====== Listing ======
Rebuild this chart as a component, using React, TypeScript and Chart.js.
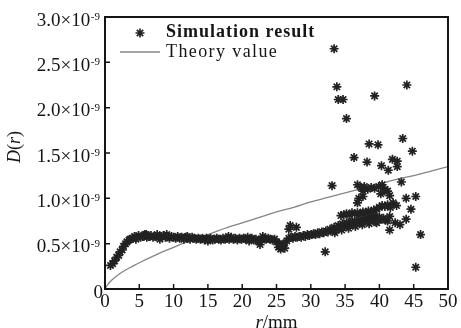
import React, { useEffect, useRef } from 'react';
import { Chart, registerables } from 'chart.js';

Chart.register(...registerables);

// ---- data (D in units of 1e-9) ----
const xTicks = [0, 5, 10, 15, 20, 25, 30, 35, 40, 45, 50];
const yTicks = [0, 0.5, 1.0, 1.5, 2.0, 2.5, 3.0];
const yExponent = '-9';
const xTitle = ['r', '/mm'];
const yTitle = ['D', '(', 'r', ')'];
const legendLabels = ['Simulation result', 'Theory value'];

const theoryR = [0, 0.5, 1, 2, 3, 4, 5, 7.5, 10, 12.5, 15, 17.5, 20, 22.5, 25, 27.5, 30, 32.5, 35, 37.5, 40, 42.5, 45, 47.5, 50];
const theoryD = [0, 0.06, 0.1, 0.16, 0.21, 0.25, 0.29, 0.38, 0.46, 0.54, 0.6, 0.67, 0.73, 0.79, 0.85, 0.9, 0.96, 1.01, 1.06, 1.11, 1.16, 1.21, 1.25, 1.3, 1.35];

const simBand: [number, number][] = [
  [0.8, 0.26], [1.1, 0.28], [1.4, 0.31], [1.7, 0.35], [2.0, 0.37], [2.2, 0.41], [2.5, 0.43], [2.7, 0.47], [3.0, 0.5], [3.2, 0.52], [3.5, 0.54], [3.7, 0.55],
  [4.0, 0.56], [4.3, 0.58], [4.6, 0.57], [4.9, 0.59], [5.2, 0.57], [5.5, 0.58], [5.8, 0.6], [6.1, 0.57], [6.4, 0.58], [6.7, 0.59], [7.0, 0.57], [7.3, 0.58], [7.6, 0.6], [7.9, 0.57], [8.2, 0.58], [8.5, 0.59], [8.8, 0.57], [9.1, 0.58], [9.4, 0.56], [9.7, 0.58], [10.0, 0.57], [10.3, 0.56], [10.6, 0.58], [10.9, 0.56], [11.2, 0.57], [11.5, 0.55], [11.8, 0.57], [12.1, 0.56], [12.4, 0.55], [12.7, 0.57], [13.0, 0.56],
  [13.3, 0.55], [13.6, 0.56], [13.9, 0.55], [14.2, 0.56], [14.5, 0.54], [14.8, 0.56], [15.1, 0.55], [15.4, 0.56], [15.7, 0.54], [16.0, 0.55], [16.3, 0.56], [16.6, 0.55], [16.9, 0.54], [17.2, 0.56], [17.5, 0.55], [17.8, 0.56], [18.1, 0.55], [18.4, 0.57], [18.7, 0.55], [19.0, 0.56], [19.3, 0.54], [19.6, 0.56], [19.9, 0.55], [20.2, 0.56], [20.5, 0.55], [20.8, 0.57], [21.1, 0.55], [21.4, 0.56], [21.7, 0.54], [22.0, 0.55], [22.3, 0.53], [22.6, 0.49], [22.9, 0.54], [23.2, 0.56], [23.5, 0.55], [23.8, 0.56], [24.1, 0.55], [24.4, 0.54], [24.7, 0.55], [25.0, 0.52], [25.3, 0.46], [25.6, 0.44], [25.9, 0.47], [26.2, 0.45], [26.5, 0.53], [26.8, 0.56], [27.1, 0.57], [27.4, 0.56], [27.7, 0.58], [28.0, 0.57], [28.3, 0.58], [28.6, 0.57], [28.9, 0.59], [29.2, 0.58], [29.5, 0.6], [29.8, 0.59],
  [30.1, 0.6], [30.4, 0.61], [30.7, 0.6], [31.0, 0.62], [31.3, 0.61], [31.6, 0.63], [31.9, 0.62], [32.2, 0.64], [32.5, 0.63], [32.8, 0.66], [33.1, 0.65], [33.4, 0.68], [33.7, 0.66], [34.0, 0.7], [34.3, 0.68], [34.6, 0.72], [34.9, 0.7], [35.2, 0.73], [35.5, 0.71], [35.8, 0.74], [36.1, 0.72], [36.4, 0.75], [36.7, 0.73], [37.0, 0.76], [37.3, 0.74], [37.6, 0.77], [37.9, 0.75], [38.2, 0.78], [38.5, 0.76], [38.8, 0.79], [39.1, 0.77], [39.4, 0.8], [39.7, 0.78], [40.0, 0.79], [40.3, 0.77], [40.6, 0.78], [40.9, 0.76], [41.2, 0.75],
];

const simSpread: [number, number][] = [
  [4.5, 0.55], [6.0, 0.6], [8.0, 0.55], [9.0, 0.6], [12.0, 0.58], [15.0, 0.53], [18.0, 0.58], [21.0, 0.53], [23.0, 0.58],
  [25.4, 0.5], [26.0, 0.5], [26.8, 0.66], [27.0, 0.7], [27.9, 0.68], [33.5, 0.62], [34.5, 0.65], [35.5, 0.67], [36.5, 0.69], [37.5, 0.71], [38.5, 0.72], [39.5, 0.74],
];

const simBranch: [number, number][] = [
  [34.4, 0.81], [34.8, 0.82], [35.2, 0.83], [35.6, 0.82], [36.0, 0.84], [36.4, 0.83], [36.8, 0.84], [37.2, 0.83], [37.6, 0.85], [38.0, 0.84], [38.4, 0.86], [38.8, 0.85], [39.2, 0.87], [39.6, 0.88], [40.0, 0.9], [40.4, 0.92], [40.8, 0.91], [41.2, 0.93], [41.6, 0.9], [42.0, 0.95],
];

const simOutliers: [number, number][] = [
  [33.4, 2.65], [33.8, 2.23], [34.0, 2.09], [34.7, 2.09], [35.2, 1.88], [39.3, 2.13], [44.0, 2.25], [38.5, 1.6], [39.8, 1.59], [43.4, 1.66], [44.8, 1.52], [36.3, 1.45], [38.2, 1.4], [41.9, 1.43], [42.6, 1.41], [40.3, 1.36], [41.3, 1.31], [42.6, 1.35], [43.2, 1.18], [33.1, 1.14],
  [36.8, 1.15], [37.3, 1.12], [37.8, 1.13], [38.3, 1.1], [38.8, 1.12], [39.3, 1.11], [39.9, 1.13], [40.4, 1.15], [40.8, 1.1], [41.2, 1.08], [37.6, 1.08], [37.0, 1.0], [37.6, 1.02], [36.8, 0.95], [40.2, 1.05], [40.7, 1.08], [41.5, 1.03], [43.9, 1.0], [45.3, 1.02], [42.5, 0.92], [44.6, 0.88],
  [41.5, 0.8], [42.3, 0.73], [43.0, 0.71], [43.9, 0.77], [41.5, 0.65], [46.0, 0.6], [45.3, 0.24], [32.1, 0.41], [39.6, 0.73],
];

const SERIF = '"Liberation Serif", "Times New Roman", serif';
const INK = '#151515';
const MARKER = '#222222';
const LINE = '#858585';

function drawStar(ctx: CanvasRenderingContext2D, x: number, y: number, r: number) {
  ctx.beginPath();
  ctx.moveTo(x - r, y); ctx.lineTo(x + r, y);
  ctx.moveTo(x, y - r); ctx.lineTo(x, y + r);
  const d = r * Math.SQRT1_2;
  ctx.moveTo(x - d, y - d); ctx.lineTo(x + d, y + d);
  ctx.moveTo(x - d, y + d); ctx.lineTo(x + d, y - d);
  ctx.stroke();
}

const decor = {
  id: 'decor',
  afterDraw(chart: any) {
    const ctx: CanvasRenderingContext2D = chart.ctx;
    const { left, right, top, bottom } = chart.chartArea;
    const xs = chart.scales.x;
    const ys = chart.scales.y;
    ctx.save();
    // frame
    ctx.strokeStyle = INK;
    ctx.lineWidth = 2;
    ctx.strokeRect(left, top, right - left, bottom - top);
    // inward ticks
    ctx.lineWidth = 1.5;
    ctx.beginPath();
    xTicks.forEach((v) => {
      const px = xs.getPixelForValue(v);
      ctx.moveTo(px, bottom);
      ctx.lineTo(px, bottom - 5);
    });
    yTicks.forEach((v) => {
      const py = ys.getPixelForValue(v);
      ctx.moveTo(left, py);
      ctx.lineTo(left + 5, py);
    });
    ctx.stroke();

    ctx.fillStyle = INK;
    // x tick labels
    ctx.font = `19px ${SERIF}`;
    ctx.textAlign = 'center';
    ctx.textBaseline = 'alphabetic';
    xTicks.forEach((v) => {
      ctx.fillText(String(v), xs.getPixelForValue(v), 307);
    });
    // y tick labels
    ctx.textAlign = 'right';
    yTicks.forEach((v) => {
      const py = ys.getPixelForValue(v);
      if (v === 0) {
        ctx.font = `19px ${SERIF}`;
        ctx.fillText('0', 103, py + 9);
      } else {
        ctx.font = `11px ${SERIF}`;
        const ew = ctx.measureText(yExponent).width;
        ctx.fillText(yExponent, 100, py + 3);
        ctx.font = `19px ${SERIF}`;
        ctx.fillText(v.toFixed(1) + '×10', 100 - ew - 0.5, py + 8.5);
      }
    });

    // x title: "r/mm"
    ctx.textAlign = 'left';
    ctx.font = `italic 19px ${SERIF}`;
    const w1 = ctx.measureText(xTitle[0]).width;
    ctx.font = `19px ${SERIF}`;
    const w2 = ctx.measureText(xTitle[1]).width;
    const cx = (left + right) / 2;
    const sx = cx - (w1 + w2) / 2;
    ctx.font = `italic 19px ${SERIF}`;
    ctx.fillText(xTitle[0], sx, 328);
    ctx.font = `19px ${SERIF}`;
    ctx.fillText(xTitle[1], sx + w1, 328);

    // y title: "D(r)" rotated
    ctx.save();
    ctx.translate(20, 147);
    ctx.rotate(-Math.PI / 2);
    const fonts = [`italic 18px ${SERIF}`, `18px ${SERIF}`, `italic 18px ${SERIF}`, `18px ${SERIF}`];
    const widths = yTitle.map((t, i) => { ctx.font = fonts[i]; return ctx.measureText(t).width; });
    let tx = -widths.reduce((a, b) => a + b, 0) / 2;
    yTitle.forEach((t, i) => {
      ctx.font = fonts[i];
      ctx.fillText(t, tx, 0);
      tx += widths[i];
    });
    ctx.restore();

    // legend
    ctx.strokeStyle = MARKER;
    ctx.lineWidth = 1.7;
    drawStar(ctx, 140, 33, 4.5);
    ctx.strokeStyle = LINE;
    ctx.lineWidth = 1.3;
    ctx.beginPath();
    ctx.moveTo(120, 52);
    ctx.lineTo(160, 52);
    ctx.stroke();
    ctx.fillStyle = INK;
    ctx.textAlign = 'left';
    (ctx as any).letterSpacing = '1px';
    ctx.font = `bold 18px ${SERIF}`;
    ctx.fillText(legendLabels[0], 166, 37);
    (ctx as any).letterSpacing = '1.4px';
    ctx.font = `18px ${SERIF}`;
    ctx.fillText(legendLabels[1], 166, 57);
    (ctx as any).letterSpacing = '0px';
    ctx.restore();
  },
};

export default function App() {
  const ref = useRef<HTMLCanvasElement>(null);
  useEffect(() => {
    if (!ref.current) return;
    const simPoints = [...simBand, ...simSpread, ...simBranch, ...simOutliers].map(([x, y]) => ({ x, y }));
    const theoryPoints = theoryR.map((x, i) => ({ x, y: theoryD[i] }));
    const chart = new Chart(ref.current, {
      type: 'scatter',
      data: {
        datasets: [
          {
            label: legendLabels[0],
            data: simPoints,
            pointStyle: 'star',
            pointRadius: 4.5,
            pointBorderWidth: 1.7,
            borderColor: MARKER,
            backgroundColor: MARKER,
            showLine: false,
            order: 1,
          },
          {
            label: legendLabels[1],
            data: theoryPoints,
            showLine: true,
            pointRadius: 0,
            borderColor: LINE,
            borderWidth: 1.3,
            tension: 0.4,
            cubicInterpolationMode: 'monotone',
            order: 2,
          } as any,
        ],
      },
      options: {
        animation: false,
        responsive: true,
        maintainAspectRatio: false,
        devicePixelRatio: 1,
        layout: { padding: { top: 17, right: 13, left: 0, bottom: 0 } },
        plugins: { legend: { display: false }, tooltip: { enabled: false } },
        scales: {
          x: {
            type: 'linear',
            min: 0,
            max: 50,
            grid: { display: false },
            border: { display: false },
            ticks: { display: false, stepSize: 5 },
            afterFit: (s: any) => { s.height = 39; },
          },
          y: {
            type: 'linear',
            min: 0,
            max: 3,
            grid: { display: false },
            border: { display: false },
            ticks: { display: false, stepSize: 0.5 },
            afterFit: (s: any) => { s.width = 105; },
          },
        },
      },
      plugins: [decor],
    });
    return () => chart.destroy();
  }, []);
  return (
    <div style={{ position: 'fixed', left: 0, top: 0, width: 461, height: 328, background: '#fff' }}>
      <canvas ref={ref} />
    </div>
  );
}
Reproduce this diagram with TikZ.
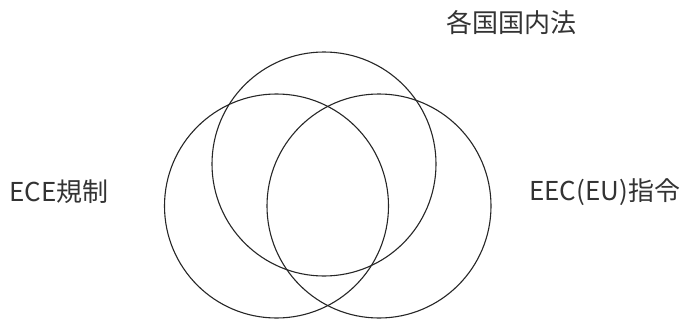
\documentclass[tikz,border=0pt]{standalone}
\usepackage{fontspec}
\setmainfont{Noto Sans CJK JP}
\begin{document}
\begin{tikzpicture}[x=1pt,y=-1pt,
  ring/.style={circle,draw=black!85,line width=1.1pt,minimum size=224pt,inner sep=0pt},
  lbl/.style={font=\fontsize{26}{28}\selectfont,text=black!80,inner sep=0pt,anchor=west}]
\useasboundingbox (0,0) rectangle (685,321);
\node[ring] (top) at (324,164) {};
\node[ring] (left) at (276.5,206) {};
\node[ring] (right) at (379,206) {};
\node[lbl] (nat) at (446,23) {各国国内法};
\node[lbl] (ece) at (9,192) {ECE規制};
\node[lbl] (eec) at (529,192) {EEC(EU)指令};
\end{tikzpicture}
\end{document}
======
- [Task description]:
Up to and including the line that contains "1.25, 1.3, 1.35];", print the records above exactly from their first line, without any pictures.

- [Solution for this exercise]:
Rebuild this chart as a component, using React, TypeScript and Chart.js.
import React, { useEffect, useRef } from 'react';
import { Chart, registerables } from 'chart.js';

Chart.register(...registerables);

// ---- data (D in units of 1e-9) ----
const xTicks = [0, 5, 10, 15, 20, 25, 30, 35, 40, 45, 50];
const yTicks = [0, 0.5, 1.0, 1.5, 2.0, 2.5, 3.0];
const yExponent = '-9';
const xTitle = ['r', '/mm'];
const yTitle = ['D', '(', 'r', ')'];
const legendLabels = ['Simulation result', 'Theory value'];

const theoryR = [0, 0.5, 1, 2, 3, 4, 5, 7.5, 10, 12.5, 15, 17.5, 20, 22.5, 25, 27.5, 30, 32.5, 35, 37.5, 40, 42.5, 45, 47.5, 50];
const theoryD = [0, 0.06, 0.1, 0.16, 0.21, 0.25, 0.29, 0.38, 0.46, 0.54, 0.6, 0.67, 0.73, 0.79, 0.85, 0.9, 0.96, 1.01, 1.06, 1.11, 1.16, 1.21, 1.25, 1.3, 1.35];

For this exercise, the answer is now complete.